• **Task prompt**
Please return nothing but the lines between the line holding "Convert this chart to matplotlib code." and the line holding "limit_level = [70, 54, 53, 44, 44, 34, 38]", both ends included, without the pictures.

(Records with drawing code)
□ □ □
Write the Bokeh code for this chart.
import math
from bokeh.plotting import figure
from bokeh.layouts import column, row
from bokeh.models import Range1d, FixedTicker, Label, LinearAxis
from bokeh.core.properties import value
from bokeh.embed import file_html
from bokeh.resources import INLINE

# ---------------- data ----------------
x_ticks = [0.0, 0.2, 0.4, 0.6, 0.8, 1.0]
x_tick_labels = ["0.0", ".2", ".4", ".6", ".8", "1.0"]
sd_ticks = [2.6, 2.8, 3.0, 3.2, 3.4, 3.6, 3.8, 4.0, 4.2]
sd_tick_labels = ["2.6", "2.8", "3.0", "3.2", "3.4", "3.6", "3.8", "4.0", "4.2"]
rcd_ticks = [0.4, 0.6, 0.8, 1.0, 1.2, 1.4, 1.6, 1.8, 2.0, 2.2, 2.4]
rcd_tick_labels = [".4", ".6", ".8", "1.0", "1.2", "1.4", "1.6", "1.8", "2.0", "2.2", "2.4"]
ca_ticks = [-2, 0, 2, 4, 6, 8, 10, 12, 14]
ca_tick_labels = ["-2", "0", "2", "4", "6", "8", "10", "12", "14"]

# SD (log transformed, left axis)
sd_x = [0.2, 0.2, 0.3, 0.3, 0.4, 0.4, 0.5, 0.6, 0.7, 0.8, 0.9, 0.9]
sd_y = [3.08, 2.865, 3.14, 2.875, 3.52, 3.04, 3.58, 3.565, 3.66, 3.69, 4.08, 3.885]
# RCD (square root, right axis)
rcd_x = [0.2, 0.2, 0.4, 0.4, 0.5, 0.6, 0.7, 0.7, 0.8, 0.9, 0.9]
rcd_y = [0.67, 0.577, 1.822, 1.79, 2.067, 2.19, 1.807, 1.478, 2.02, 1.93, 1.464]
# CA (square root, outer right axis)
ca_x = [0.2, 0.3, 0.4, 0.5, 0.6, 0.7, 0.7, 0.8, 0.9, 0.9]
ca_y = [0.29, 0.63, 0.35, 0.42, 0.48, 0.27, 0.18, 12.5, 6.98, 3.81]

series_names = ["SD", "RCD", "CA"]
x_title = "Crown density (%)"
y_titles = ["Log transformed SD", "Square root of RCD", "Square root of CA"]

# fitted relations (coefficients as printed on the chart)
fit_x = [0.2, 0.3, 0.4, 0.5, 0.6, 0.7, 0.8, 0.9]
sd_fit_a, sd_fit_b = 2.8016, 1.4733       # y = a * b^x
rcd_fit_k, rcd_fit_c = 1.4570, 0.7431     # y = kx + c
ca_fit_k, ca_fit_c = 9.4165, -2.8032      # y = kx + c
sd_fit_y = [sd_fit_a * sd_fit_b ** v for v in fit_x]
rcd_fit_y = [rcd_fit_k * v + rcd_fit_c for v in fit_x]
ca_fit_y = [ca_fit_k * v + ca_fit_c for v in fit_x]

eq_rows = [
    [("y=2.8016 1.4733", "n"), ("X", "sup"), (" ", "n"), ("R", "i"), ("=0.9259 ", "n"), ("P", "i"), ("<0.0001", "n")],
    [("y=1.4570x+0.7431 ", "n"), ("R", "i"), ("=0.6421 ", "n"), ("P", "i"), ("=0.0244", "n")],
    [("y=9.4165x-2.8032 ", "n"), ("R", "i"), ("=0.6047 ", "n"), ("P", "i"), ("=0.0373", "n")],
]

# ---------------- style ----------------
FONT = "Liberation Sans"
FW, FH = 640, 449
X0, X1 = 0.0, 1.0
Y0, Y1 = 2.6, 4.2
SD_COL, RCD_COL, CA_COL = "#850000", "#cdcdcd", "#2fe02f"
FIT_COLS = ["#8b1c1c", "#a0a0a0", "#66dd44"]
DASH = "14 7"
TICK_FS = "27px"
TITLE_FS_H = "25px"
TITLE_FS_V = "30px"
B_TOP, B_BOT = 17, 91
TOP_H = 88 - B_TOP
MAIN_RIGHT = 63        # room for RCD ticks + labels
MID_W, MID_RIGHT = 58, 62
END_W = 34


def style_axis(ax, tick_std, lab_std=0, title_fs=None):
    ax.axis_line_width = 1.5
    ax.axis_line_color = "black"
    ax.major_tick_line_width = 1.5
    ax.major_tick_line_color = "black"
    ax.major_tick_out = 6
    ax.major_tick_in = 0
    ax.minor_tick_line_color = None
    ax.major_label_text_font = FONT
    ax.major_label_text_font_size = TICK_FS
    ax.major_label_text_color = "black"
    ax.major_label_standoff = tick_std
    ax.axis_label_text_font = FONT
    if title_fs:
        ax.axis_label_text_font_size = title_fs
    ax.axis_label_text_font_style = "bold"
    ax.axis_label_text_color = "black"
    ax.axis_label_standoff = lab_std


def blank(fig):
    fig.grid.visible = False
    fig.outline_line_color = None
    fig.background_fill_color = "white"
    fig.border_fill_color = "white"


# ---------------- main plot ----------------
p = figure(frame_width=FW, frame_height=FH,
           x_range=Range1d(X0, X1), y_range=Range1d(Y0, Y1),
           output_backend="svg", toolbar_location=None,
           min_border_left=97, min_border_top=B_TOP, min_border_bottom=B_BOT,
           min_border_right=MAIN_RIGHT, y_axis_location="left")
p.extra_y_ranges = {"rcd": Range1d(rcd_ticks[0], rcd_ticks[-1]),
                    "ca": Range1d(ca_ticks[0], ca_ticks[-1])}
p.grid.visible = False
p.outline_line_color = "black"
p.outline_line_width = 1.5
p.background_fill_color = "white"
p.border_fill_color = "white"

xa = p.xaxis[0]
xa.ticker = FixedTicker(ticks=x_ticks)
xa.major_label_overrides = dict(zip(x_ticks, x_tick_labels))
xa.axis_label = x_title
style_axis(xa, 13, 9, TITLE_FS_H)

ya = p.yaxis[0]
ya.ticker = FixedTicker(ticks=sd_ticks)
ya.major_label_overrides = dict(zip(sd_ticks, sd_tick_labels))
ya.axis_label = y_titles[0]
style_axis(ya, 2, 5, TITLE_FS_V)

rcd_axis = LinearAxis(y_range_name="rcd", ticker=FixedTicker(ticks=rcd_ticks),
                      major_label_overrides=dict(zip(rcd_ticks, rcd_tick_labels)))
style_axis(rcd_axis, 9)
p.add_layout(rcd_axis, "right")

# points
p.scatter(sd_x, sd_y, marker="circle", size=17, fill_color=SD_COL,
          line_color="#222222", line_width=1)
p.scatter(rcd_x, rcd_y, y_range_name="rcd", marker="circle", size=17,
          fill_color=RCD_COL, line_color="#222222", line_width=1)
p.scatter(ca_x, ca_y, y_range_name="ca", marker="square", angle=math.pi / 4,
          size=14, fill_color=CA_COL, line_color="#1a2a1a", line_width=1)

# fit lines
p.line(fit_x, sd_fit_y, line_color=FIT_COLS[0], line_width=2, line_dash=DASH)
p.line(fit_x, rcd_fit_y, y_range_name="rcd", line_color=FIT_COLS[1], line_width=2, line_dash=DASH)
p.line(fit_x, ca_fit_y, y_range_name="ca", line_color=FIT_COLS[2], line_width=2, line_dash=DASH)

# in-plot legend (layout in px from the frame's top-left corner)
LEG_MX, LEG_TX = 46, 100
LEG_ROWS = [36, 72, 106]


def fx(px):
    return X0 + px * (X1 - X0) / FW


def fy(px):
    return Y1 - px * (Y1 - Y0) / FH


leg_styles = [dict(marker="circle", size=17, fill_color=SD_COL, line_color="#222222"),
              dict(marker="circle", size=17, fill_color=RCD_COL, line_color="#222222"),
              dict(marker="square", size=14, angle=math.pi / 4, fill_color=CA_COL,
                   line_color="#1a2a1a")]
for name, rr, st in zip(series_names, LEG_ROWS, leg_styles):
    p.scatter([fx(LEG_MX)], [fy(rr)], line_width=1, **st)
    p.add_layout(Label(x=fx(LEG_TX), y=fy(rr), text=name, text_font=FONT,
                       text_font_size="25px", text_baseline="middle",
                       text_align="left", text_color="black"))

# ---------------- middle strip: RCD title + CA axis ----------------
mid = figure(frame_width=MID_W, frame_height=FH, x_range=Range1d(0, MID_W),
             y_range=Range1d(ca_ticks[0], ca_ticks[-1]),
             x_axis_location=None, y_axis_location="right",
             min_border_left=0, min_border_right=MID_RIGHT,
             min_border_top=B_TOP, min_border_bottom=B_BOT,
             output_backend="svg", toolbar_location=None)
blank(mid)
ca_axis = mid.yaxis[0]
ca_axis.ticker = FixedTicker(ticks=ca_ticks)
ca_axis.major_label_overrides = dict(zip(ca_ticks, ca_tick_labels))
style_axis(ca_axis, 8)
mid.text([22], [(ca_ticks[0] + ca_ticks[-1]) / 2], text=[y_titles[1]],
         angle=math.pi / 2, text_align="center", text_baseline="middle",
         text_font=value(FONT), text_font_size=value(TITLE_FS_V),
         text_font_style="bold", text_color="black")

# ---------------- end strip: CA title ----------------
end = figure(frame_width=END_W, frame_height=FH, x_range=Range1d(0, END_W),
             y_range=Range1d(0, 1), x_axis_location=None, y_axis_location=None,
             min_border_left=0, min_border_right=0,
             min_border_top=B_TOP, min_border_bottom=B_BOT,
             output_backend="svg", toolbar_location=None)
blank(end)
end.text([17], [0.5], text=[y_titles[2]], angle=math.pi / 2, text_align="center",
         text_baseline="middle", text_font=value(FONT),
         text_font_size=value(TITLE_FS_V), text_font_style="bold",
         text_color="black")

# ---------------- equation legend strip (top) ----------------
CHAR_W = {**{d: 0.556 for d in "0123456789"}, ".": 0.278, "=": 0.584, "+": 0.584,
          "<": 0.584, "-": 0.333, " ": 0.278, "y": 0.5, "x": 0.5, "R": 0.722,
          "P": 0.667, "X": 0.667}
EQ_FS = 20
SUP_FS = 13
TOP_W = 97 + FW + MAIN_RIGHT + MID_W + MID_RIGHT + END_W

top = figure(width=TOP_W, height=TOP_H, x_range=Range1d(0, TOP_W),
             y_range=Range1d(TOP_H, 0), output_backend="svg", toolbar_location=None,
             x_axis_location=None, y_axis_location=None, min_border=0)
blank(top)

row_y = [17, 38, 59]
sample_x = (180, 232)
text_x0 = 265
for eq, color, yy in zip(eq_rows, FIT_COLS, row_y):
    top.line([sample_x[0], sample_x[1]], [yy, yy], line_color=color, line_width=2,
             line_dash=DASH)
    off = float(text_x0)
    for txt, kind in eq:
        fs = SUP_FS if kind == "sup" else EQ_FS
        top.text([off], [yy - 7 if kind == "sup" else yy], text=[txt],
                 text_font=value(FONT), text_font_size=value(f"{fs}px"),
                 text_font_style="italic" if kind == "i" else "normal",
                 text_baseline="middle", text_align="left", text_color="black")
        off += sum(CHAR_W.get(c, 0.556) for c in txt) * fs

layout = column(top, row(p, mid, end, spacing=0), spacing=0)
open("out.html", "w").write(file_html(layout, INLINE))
□ □ □
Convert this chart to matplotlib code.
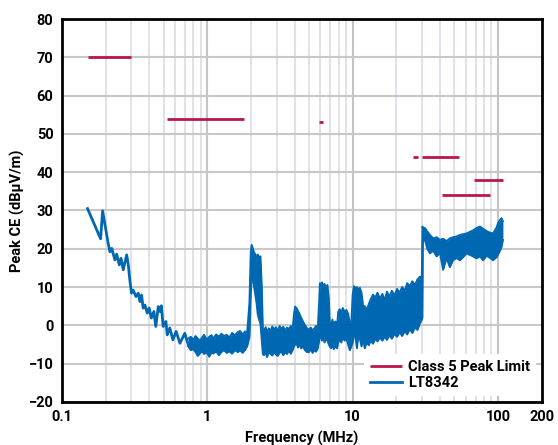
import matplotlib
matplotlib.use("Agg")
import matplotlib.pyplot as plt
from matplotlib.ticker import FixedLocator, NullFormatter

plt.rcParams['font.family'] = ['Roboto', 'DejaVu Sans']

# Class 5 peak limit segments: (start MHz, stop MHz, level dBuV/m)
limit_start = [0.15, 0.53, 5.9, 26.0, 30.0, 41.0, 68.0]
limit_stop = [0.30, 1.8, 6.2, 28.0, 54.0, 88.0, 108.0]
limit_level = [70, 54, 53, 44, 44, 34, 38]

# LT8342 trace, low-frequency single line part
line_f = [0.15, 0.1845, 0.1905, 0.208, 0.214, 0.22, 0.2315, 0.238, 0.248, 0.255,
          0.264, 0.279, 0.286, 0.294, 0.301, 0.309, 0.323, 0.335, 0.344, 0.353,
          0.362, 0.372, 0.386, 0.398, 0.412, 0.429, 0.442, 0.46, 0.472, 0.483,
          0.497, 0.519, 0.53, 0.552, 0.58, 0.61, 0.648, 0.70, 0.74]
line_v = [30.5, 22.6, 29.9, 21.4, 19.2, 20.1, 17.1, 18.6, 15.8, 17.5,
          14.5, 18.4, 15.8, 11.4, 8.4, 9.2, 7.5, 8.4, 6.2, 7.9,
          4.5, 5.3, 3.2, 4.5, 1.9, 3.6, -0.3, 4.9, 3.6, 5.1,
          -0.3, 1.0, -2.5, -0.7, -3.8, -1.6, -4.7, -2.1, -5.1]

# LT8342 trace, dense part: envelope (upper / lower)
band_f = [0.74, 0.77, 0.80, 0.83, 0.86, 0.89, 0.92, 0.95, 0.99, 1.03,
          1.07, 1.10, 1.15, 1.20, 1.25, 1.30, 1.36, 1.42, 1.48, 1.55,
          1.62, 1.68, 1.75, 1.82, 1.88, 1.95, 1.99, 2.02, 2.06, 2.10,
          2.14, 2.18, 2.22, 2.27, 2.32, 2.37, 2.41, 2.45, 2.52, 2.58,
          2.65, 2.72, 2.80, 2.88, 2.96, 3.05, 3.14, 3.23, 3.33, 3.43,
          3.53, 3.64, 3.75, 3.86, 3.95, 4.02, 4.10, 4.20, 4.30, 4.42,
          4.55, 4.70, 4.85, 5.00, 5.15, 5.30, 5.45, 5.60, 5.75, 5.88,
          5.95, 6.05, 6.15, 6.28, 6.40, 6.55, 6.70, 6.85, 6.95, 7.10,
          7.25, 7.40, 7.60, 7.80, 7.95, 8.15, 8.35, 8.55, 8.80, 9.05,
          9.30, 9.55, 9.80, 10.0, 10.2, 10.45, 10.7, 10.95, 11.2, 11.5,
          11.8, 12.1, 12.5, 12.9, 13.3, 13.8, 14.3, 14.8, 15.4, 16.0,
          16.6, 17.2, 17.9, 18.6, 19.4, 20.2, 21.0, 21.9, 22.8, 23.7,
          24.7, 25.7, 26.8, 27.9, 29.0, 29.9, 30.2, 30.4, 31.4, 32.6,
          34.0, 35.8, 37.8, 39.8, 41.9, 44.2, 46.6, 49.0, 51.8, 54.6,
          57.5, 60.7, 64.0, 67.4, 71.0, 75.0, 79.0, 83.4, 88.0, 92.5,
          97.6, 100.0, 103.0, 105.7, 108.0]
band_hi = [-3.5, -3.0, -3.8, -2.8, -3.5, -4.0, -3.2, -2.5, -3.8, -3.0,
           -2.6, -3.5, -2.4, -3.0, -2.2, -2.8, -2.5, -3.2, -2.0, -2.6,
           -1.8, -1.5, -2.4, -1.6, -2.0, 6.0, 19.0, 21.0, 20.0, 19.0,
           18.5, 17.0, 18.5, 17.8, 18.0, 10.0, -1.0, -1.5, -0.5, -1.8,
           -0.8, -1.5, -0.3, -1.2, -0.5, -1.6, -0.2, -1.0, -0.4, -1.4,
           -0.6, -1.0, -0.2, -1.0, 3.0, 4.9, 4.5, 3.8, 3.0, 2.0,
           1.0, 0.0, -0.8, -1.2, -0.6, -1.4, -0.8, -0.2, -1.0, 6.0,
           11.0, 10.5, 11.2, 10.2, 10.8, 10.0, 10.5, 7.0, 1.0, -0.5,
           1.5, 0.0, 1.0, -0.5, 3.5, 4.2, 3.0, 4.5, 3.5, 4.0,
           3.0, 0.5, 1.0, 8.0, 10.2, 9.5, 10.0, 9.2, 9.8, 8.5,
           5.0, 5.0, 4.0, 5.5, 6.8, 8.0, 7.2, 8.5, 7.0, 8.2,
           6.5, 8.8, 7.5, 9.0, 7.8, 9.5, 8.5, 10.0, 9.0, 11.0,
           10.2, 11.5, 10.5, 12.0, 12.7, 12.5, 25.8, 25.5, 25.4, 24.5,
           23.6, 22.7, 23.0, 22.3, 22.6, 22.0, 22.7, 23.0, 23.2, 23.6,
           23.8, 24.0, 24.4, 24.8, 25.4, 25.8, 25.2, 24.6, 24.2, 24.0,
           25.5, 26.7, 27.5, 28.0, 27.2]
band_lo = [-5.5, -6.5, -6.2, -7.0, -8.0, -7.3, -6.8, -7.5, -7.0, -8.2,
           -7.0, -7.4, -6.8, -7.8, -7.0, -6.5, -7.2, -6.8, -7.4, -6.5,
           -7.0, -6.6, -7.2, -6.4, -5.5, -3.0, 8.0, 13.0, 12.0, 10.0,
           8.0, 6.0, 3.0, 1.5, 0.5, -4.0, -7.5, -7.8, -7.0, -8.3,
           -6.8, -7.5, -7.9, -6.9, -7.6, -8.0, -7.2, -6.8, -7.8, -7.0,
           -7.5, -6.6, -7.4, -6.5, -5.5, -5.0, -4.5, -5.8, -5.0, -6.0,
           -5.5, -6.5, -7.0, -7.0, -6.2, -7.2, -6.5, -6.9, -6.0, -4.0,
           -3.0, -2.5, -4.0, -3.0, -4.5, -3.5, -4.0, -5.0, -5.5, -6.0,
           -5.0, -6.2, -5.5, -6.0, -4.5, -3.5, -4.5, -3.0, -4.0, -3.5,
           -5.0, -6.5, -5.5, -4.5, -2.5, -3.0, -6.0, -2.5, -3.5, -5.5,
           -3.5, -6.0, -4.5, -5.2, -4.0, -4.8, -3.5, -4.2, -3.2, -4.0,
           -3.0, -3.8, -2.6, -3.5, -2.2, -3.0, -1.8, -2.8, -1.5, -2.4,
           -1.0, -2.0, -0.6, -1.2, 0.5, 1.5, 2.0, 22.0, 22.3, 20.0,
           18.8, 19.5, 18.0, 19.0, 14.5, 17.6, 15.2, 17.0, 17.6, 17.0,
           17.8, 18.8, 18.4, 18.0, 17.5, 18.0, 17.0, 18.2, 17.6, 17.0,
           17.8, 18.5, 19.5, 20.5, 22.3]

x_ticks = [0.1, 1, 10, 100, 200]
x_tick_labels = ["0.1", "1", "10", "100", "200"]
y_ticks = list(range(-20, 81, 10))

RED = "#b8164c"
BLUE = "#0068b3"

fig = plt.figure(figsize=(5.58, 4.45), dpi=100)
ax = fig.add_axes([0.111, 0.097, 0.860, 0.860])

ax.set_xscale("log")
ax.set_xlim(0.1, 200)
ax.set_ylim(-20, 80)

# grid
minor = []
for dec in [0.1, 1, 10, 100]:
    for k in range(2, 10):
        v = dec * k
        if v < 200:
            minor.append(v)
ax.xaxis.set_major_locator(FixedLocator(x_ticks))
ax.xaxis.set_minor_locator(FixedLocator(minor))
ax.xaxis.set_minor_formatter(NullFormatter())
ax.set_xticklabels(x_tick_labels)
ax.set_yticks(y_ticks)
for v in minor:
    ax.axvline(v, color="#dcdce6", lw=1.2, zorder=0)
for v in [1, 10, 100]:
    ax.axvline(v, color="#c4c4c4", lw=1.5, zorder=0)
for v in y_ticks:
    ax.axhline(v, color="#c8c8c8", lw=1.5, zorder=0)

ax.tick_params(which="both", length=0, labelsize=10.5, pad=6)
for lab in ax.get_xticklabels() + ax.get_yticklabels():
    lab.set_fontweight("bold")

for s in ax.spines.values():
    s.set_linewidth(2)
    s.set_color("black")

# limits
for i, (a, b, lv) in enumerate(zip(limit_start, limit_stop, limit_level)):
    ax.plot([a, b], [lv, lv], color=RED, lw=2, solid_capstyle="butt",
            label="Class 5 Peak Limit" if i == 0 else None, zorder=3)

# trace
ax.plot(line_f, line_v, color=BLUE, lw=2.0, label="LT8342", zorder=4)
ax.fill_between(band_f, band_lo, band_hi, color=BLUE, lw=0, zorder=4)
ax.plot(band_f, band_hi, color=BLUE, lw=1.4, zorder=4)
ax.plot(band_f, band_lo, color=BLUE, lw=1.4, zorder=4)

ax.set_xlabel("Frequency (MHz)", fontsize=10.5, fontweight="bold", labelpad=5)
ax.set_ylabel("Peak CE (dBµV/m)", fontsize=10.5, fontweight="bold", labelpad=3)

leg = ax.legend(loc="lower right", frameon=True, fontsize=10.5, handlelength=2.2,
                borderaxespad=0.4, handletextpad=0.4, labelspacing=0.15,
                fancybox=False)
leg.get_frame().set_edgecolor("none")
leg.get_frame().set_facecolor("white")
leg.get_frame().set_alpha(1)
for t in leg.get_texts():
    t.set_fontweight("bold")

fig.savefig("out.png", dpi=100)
□ □ □
• **Written response**
Convert this chart to matplotlib code.
import matplotlib
matplotlib.use("Agg")
import matplotlib.pyplot as plt
from matplotlib.ticker import FixedLocator, NullFormatter

plt.rcParams['font.family'] = ['Roboto', 'DejaVu Sans']

# Class 5 peak limit segments: (start MHz, stop MHz, level dBuV/m)
limit_start = [0.15, 0.53, 5.9, 26.0, 30.0, 41.0, 68.0]
limit_stop = [0.30, 1.8, 6.2, 28.0, 54.0, 88.0, 108.0]
limit_level = [70, 54, 53, 44, 44, 34, 38]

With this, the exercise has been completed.